A squat Aeroflot pilot bounced down opposite me. ‘You’re drinking alone?’ His bulldog expression emanated eager goodwill. ‘Drink alone, and you’re an alcoholic! Better to drink in pairs!’ His name was Albert—the kind of German name only given to Russians before 1941. Albert was my age, but a collapsed stomach was already oozing from under his flying-jacket and his thickened neck merged with his head in a single, flatulent column. He was determined to have a party. With a sinking heart I watched my vodka-glass fill up, and heard the toasts begin. The ritual was too-familiar. I reciprocated miserably. We drank to each other’s countries, families, peace. He invented a wife for me, and drank to her. I drank to his.

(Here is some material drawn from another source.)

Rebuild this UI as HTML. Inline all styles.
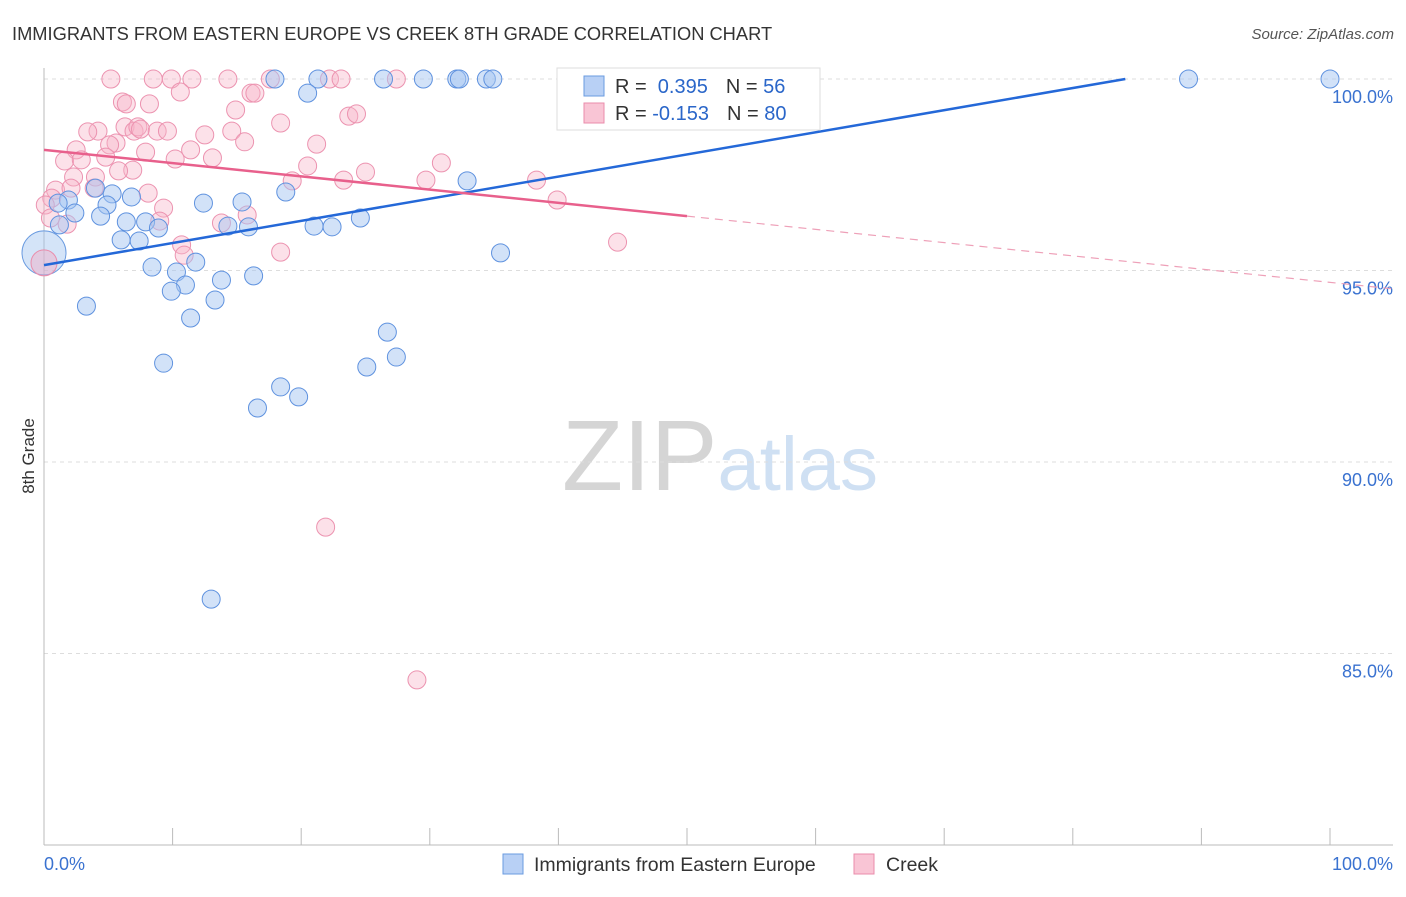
<!DOCTYPE html>
<html><head><meta charset="utf-8"><style>
body{margin:0;background:#fff;font-family:"Liberation Sans",sans-serif;}
svg text{font-family:"Liberation Sans",sans-serif;}
</style></head><body>
<svg id="chart" width="1406" height="892">
<text x="12" y="40" font-size="18.3" fill="#333">IMMIGRANTS FROM EASTERN EUROPE VS CREEK 8TH GRADE CORRELATION CHART</text>
<text x="1394" y="39" font-size="15" fill="#555" text-anchor="end" font-style="italic">Source: ZipAtlas.com</text>
<text x="34" y="456" font-size="17" fill="#333" text-anchor="middle" transform="rotate(-90 34 456)">8th Grade</text>
<text x="720" y="490" font-size="100" fill="#d8d8d8" text-anchor="middle" font-family="Liberation Serif"><tspan fill="#d5d5d5">ZIP</tspan><tspan fill="#cfe0f3" font-family="Liberation Sans" font-size="76">atlas</tspan></text>
<g id="grid"></g><g id="axes"></g><g id="pts"></g><g id="lines"></g>
<g>
<rect x="557" y="68" width="263" height="62" fill="#fff" stroke="#ddd"/>
<rect x="584" y="76" width="20" height="20" fill="#b8d0f5" stroke="#6a9be0"/>
<text x="615" y="93" font-size="20" fill="#333">R = <tspan fill="#2a66c9">&#160;0.395</tspan><tspan dx="18">N = </tspan><tspan fill="#2a66c9">56</tspan></text>
<rect x="584" y="103" width="20" height="20" fill="#f9c5d5" stroke="#ea8cab"/>
<text x="615" y="120" font-size="20" fill="#333">R = <tspan fill="#2a66c9">-0.153</tspan><tspan dx="18">N = </tspan><tspan fill="#2a66c9">80</tspan></text>
</g>
<g>
<rect x="503" y="854" width="20" height="20" fill="#b8d0f5" stroke="#6a9be0"/>
<text x="534" y="871" font-size="19.5" fill="#333">Immigrants from Eastern Europe</text>
<rect x="854" y="854" width="20" height="20" fill="#f9c5d5" stroke="#ea8cab"/>
<text x="886" y="871" font-size="19.5" fill="#333">Creek</text>
</g>
</svg>
<script>
const yTicks=[100,95,90,85];
const xTickLabels=["0.0%","100.0%"];
const blueX=[17.96,21.3,26.4,29.5,32.1,32.3,34.4,34.9,89.0,100,20.5,32.9,18.8,12.4,15.4,6.8,5.3,4.0,1.9,1.1,4.9,4.4,2.4,1.2,6.4,7.9,8.9,14.3,15.9,21.0,22.4,24.6,6.0,7.4,35.5,8.4,11.8,10.3,16.3,13.8,11.0,9.9,13.3,3.3,11.4,26.7,9.3,27.4,25.1,18.4,19.8,16.6,13.0];
const blueY=[100,100,100,100,100,100,100,100,100,100,99.63,97.34,97.05,96.76,96.79,96.92,97.0,97.15,96.84,96.76,96.71,96.42,96.5,96.19,96.27,96.27,96.11,96.16,96.14,96.16,96.14,96.37,95.80,95.77,95.46,95.09,95.22,94.96,94.86,94.75,94.62,94.46,94.23,94.07,93.76,93.39,92.58,92.74,92.48,91.96,91.70,91.41,86.42];
const pinkX=[5.2,8.5,9.9,11.5,14.3,17.6,22.2,23.1,27.4,50.1,10.6,6.1,6.4,8.2,16.1,16.4,14.9,18.4,23.7,24.3,4.2,3.4,6.3,7.0,7.3,7.5,8.8,9.6,12.5,14.6,15.6,21.2,5.6,5.1,2.5,1.6,2.9,4.8,7.9,11.4,13.1,10.2,20.5,30.9,25.0,6.9,5.8,4.0,2.3,19.3,23.3,29.7,38.3,0.9,3.9,8.1,2.1,39.9,9.3,15.8,13.8,9.0,1.8,10.7,10.9,18.4,44.6,0.6,0.1,0.5,21.9,29.0];
const pinkY=[100,100,100,100,100,100,100,100,100,100,99.66,99.40,99.35,99.35,99.63,99.63,99.19,98.85,99.03,99.09,98.64,98.62,98.75,98.64,98.75,98.69,98.64,98.64,98.54,98.64,98.36,98.30,98.33,98.28,98.15,97.86,97.89,97.96,98.09,98.15,97.94,97.91,97.73,97.81,97.57,97.62,97.60,97.44,97.44,97.34,97.36,97.36,97.36,97.10,97.15,97.02,97.15,96.84,96.63,96.45,96.24,96.29,96.21,95.67,95.40,95.48,95.74,96.89,96.71,96.37,88.30,84.31];
const blueTrend=[95.14,0.0578];
const pinkTrend=[98.15,-0.0346];
const NS="http://www.w3.org/2000/svg";
const X=v=>44+v*12.86, Y=v=>79+(100-v)*38.3;
function mk(tag,attrs,parent){const e=document.createElementNS(NS,tag);for(const k in attrs)e.setAttribute(k,attrs[k]);document.getElementById(parent).appendChild(e);return e;}
yTicks.forEach(t=>{
 const l=mk('line',{x1:44,x2:1393,y1:Y(t),y2:Y(t),stroke:'#ddd','stroke-dasharray':'4 4'},'grid');
 
 
 const tx=mk('text',{x:1393,y:Y(t)+24,'font-size':18,fill:'#3a72d0','text-anchor':'end'},'grid');
 tx.textContent=t.toFixed(1)+'%';
 
 
});
mk('line',{x1:44,x2:44,y1:68,y2:845,stroke:'#bbb'},'axes');
mk('line',{x1:44,x2:1393,y1:845,y2:845,stroke:'#bbb'},'axes');
for(let i=0;i<=10;i++){const t=mk('line',{x1:X(i*10),x2:X(i*10),y1:828,y2:845,stroke:'#bbb'},'axes');
 
 }
[[0,'start'],[100,'end']].forEach((p,i)=>{const t=mk('text',{x:i?1393:44,y:870,'font-size':18,fill:'#3a72d0','text-anchor':p[1]},'axes');t.textContent=xTickLabels[i];
 
 });
const bb=mk('circle',{cx:X(0),cy:Y(95.46),r:22,fill:'rgba(160,195,240,0.45)',stroke:'#6a9be0'},'pts');


const pb=mk('circle',{cx:X(0),cy:Y(95.2),r:13,fill:'rgba(245,170,195,0.45)',stroke:'#ea8cab'},'pts');


pinkX.forEach((x,i)=>{const c=mk('circle',{cx:X(x),cy:Y(pinkY[i]),r:9,fill:'rgba(248,180,200,0.4)',stroke:'#ec93b0','stroke-width':1},'pts');
 
 });
blueX.forEach((x,i)=>{const c=mk('circle',{cx:X(x),cy:Y(blueY[i]),r:9,fill:'rgba(165,198,242,0.5)',stroke:'#5f92df','stroke-width':1},'pts');
 
 });
const bEnd=(100-blueTrend[0])/blueTrend[1];
const bl=mk('line',{x1:X(0),y1:Y(blueTrend[0]),x2:X(bEnd),y2:Y(100),stroke:'#2468d8','stroke-width':2.5},'lines');


const pl=mk('line',{x1:X(0),y1:Y(pinkTrend[0]),x2:X(50),y2:Y(pinkTrend[0]+50*pinkTrend[1]),stroke:'#e8608c','stroke-width':2.5},'lines');


const pd=mk('line',{x1:X(50),y1:Y(pinkTrend[0]+50*pinkTrend[1]),x2:X(104.9),y2:Y(pinkTrend[0]+104.9*pinkTrend[1]),stroke:'#eea0b8','stroke-width':1.2,'stroke-dasharray':'8 6'},'lines');


</script>
</body></html>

Albert was bored. His wife and children were away on holiday in Lvov, and he had driven over from the local airport to try his luck with the campsite girls. Some of the youth of Zaporozhye had adopted the place for the weekend, using its huts as bedrooms, and its bar was ablaze with noise and dancing. Soft, passive-bodied girls and vacant-looking youths sat around its walls on benches. Ukrainian girls, Albert declared, were bigger than the Russians (although precisely where bigger, he didn’t say). He plied me with a cocktail called Troika—vodka, brandy and liqueur—which swam up into my eyes. I gazed out from behind it, feeling sick. Albert’s face grinned and pulsated in the watery gloom. ‘This is the drink that God loves!’ We rubbed glasses. ‘Three in one and one in three!’ We tossed them back wholesale. Soon the floorboards under my chair were sodden with surreptitiously discarded Troikas, but drunkenness lurched forward uncontrollably.